Low abundances of highly siderophile elements in the lunar mantle: evidence for prolonged late accretion

Abstract

Abundances of the highly siderophile elements (HSE) Re, Ir, Os, Ru, Pt and Pd were determined for etchates and residues of highly purified lunar orange (74220 and 74001,1217 and 1218) and green (15421,65 and 15426,164) volcanic glasses. Most etchates have >100 pg/g Os and Ir, and in some instances have HSE concentrations that approach chondritic relative abundances. Some etchates also have 187Os/ 188Os within the range of chondritic meteorites. In contrast, most residues have Os concentrations of <50 pg/g and have considerably suprachondritic 187Os/ 188Os ratios. The disparities in Os isotopic compositions between etchates and residues reflect the presence of at least two components in each of the glass fractions. The components are interpreted to be the indigenous lunar glasses and a meteoritic contaminant. Mixing models suggest the indigenous components in orange and green glasses have Os concentrations ≤25 pg/g. Compared to terrestrial rocks with comparable MgO contents, the concentration estimates suggest the lunar mantle sources of the volcanic glasses were depleted in HSE by at least a factor of 20 relative to the terrestrial mantle, consistent with Os and Ir concentrations in the lunar mantle of ≤0.15 ng/g.

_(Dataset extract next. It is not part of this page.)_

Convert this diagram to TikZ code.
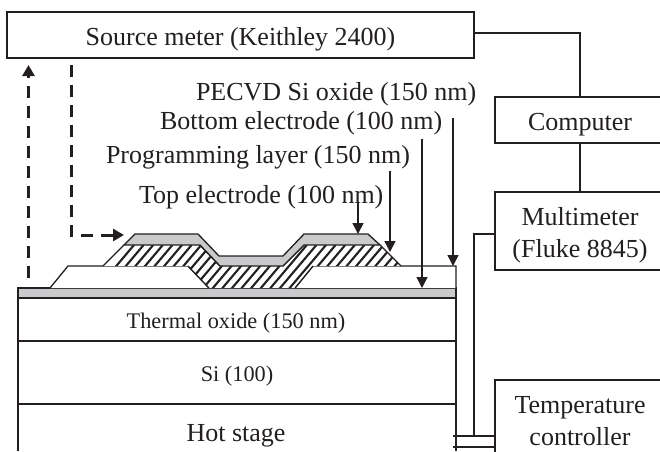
\documentclass[tikz,border=0pt]{standalone}
\usepackage{fontspec}
\setmainfont{Liberation Serif}
\usetikzlibrary{arrows.meta,calc}
\definecolor{ink}{HTML}{231F20}
\definecolor{greyfill}{HTML}{C8CACB}
\tikzset{
  x=1pt,y=-1pt,
  every node/.style={text=ink,inner sep=0pt,outer sep=0pt},
  box/.style={draw=ink,line width=1.4pt,fill=white,align=center,font=\fontsize{26}{32}\selectfont},
  oneline/.style={text height=20pt,text depth=0pt},
  wire/.style={draw=ink,line width=1.3pt},
  layer/.style={draw=ink,line width=1.3pt},
  callout/.style={font=\fontsize{26}{28}\selectfont,anchor=base west},
  pointer/.style={draw=ink,line width=1.5pt,-{Triangle[length=11pt,width=11pt]}},
  signal/.style={draw=ink,line width=3pt,dash pattern=on 12pt off 8pt,-{Triangle[length=11pt,width=12pt]}},
  laylabel/.style={font=\fontsize{22.3}{24}\selectfont,anchor=base},
}
\begin{document}
\begin{tikzpicture}
\useasboundingbox (0,0) rectangle (660,451);
\clip (0,0) rectangle (660,451);
\fill[white] (0,0) rectangle (660,451);

% stack
\draw[layer] (18,451) -- (18,288) -- (456,288) -- (456,451);
\draw[layer,fill=greyfill] (18,288) rectangle (456,298);
\draw[layer] (18,341) -- (456,341);
\draw[layer] (18,404) -- (456,404);
\node[laylabel] (thermal) at (236,328) {Thermal oxide (150 nm)};
\node[laylabel] (si) at (237,381) {Si (100)};
\node[font=\fontsize{26}{28}\selectfont,anchor=base] (hot) at (236,441) {Hot stage};

% PECVD oxide
\draw[layer,fill=white] (50,288) -- (68,266) -- (188,266) -- (209,288) -- (295,288) -- (313,266) -- (456,266) -- (456,288);

% programming layer (hatched)
\begin{scope}
  \clip (103,266) -- (124,245) -- (200,245) -- (220,266) -- (283,266) -- (304,245) -- (380,245) -- (401,266) -- (313,266) -- (295,288) -- (209,288) -- (188,266) -- cycle;
  \fill[white] (100,240) rectangle (405,290);
  \foreach \i in {0,...,36}{
    \draw[ink,line width=2.1pt] ({96+9.6*\i},290) -- ({96+9.6*\i+38},245);
  }
\end{scope}
\draw[layer] (103,266) -- (124,245);
\draw[layer] (200,245) -- (220,266);
\draw[layer] (188,266) -- (209,288);
\draw[layer] (295,288) -- (313,266);
\draw[layer] (283,266) -- (304,245);
\draw[layer] (380,245) -- (401,266);

% top electrode
\draw[layer,fill=greyfill] (124,245) -- (135,234) -- (198,234) -- (219,256) -- (283,256) -- (304,234) -- (368,234) -- (380,245) -- (304,245) -- (283,266) -- (220,266) -- (200,245) -- cycle;

% boxes
\node[box,oneline,minimum width=467pt,minimum height=46pt] (source) at (240.5,35) {Source meter (Keithley 2400)};
\node[box,oneline,minimum width=170pt,minimum height=46pt] (computer) at (580,120) {Computer};
\node[box,minimum width=170pt,minimum height=78pt] (multi) at (580,231) {\rule{0pt}{26pt}Multimeter\\(Fluke 8845)\rule[-6pt]{0pt}{6pt}};
\node[box,minimum width=170pt,minimum height=82pt] (temp) at (580,421) {Temperature\\controller};

% wires
\coordinate (wirecorner) at (580,33);
\draw[wire] (source.east |- 0,33) -- (wirecorner) -- (computer.north);
\draw[wire] (computer.south) -- (multi.north);
\coordinate (mleft) at (multi.west |- 0,234);
\coordinate (mfoot) at (474,436);
\draw[wire] (mleft) -- (474,234) -- (mfoot);
\coordinate (tA1) at (453,436);
\coordinate (tA2) at (temp.west |- 0,436);
\coordinate (tB1) at (453,447);
\coordinate (tB2) at (temp.west |- 0,447);
\draw[wire] (tA1) -- (tA2);
\draw[wire] (tB1) -- (tB2);

% callouts
\node[callout] (lpecvd) at (196,100) {PECVD Si oxide (150 nm)};
\node[callout] (lbottom) at (160,129) {Bottom electrode (100 nm)};
\node[callout] (lprog) at (106,163) {Programming layer (150 nm)};
\node[callout] (ltop) at (139,203) {Top electrode (100 nm)};

\coordinate (pa) at (453,118);
\coordinate (pb) at (453,266);
\coordinate (ba) at (422,139);
\coordinate (bb) at (422,288);
\coordinate (ga) at (390,171);
\coordinate (gb) at (390,252);
\coordinate (ta) at (358,202);
\coordinate (tb) at (358,234);
\draw[pointer] (pa) -- (pb);
\draw[pointer] (ba) -- (bb);
\draw[pointer] (ga) -- (gb);
\draw[pointer] (ta) -- (tb);

% dashed signal arrows
\coordinate (upS) at (28.5,278);
\coordinate (upE) at (28.5,65);
\draw[signal] (upS) -- (upE);
\coordinate (downS) at (71,65);
\coordinate (downC) at (71,235);
\coordinate (downE) at (124,235);
\draw[signal] (downS) -- (downC) -- (downE);
\end{tikzpicture}
\end{document}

The HSE depletion in the lunar mantle indicates that it may be missing a substantial share of late accreted materials. The depletion is best explained as a consequence of the early formation of the lunar crust and subsequent isolation of the lunar mantle from late accreted materials. Given that the lunar crust was largely formed by 4.4 Ga, this suggests a preponderance of late accreted materials were added to the Earth–Moon system subsequent to 4.4 Ga, and requires a substantial influx of mass into the inner solar system more than 150 Ma after the formation of the solar system.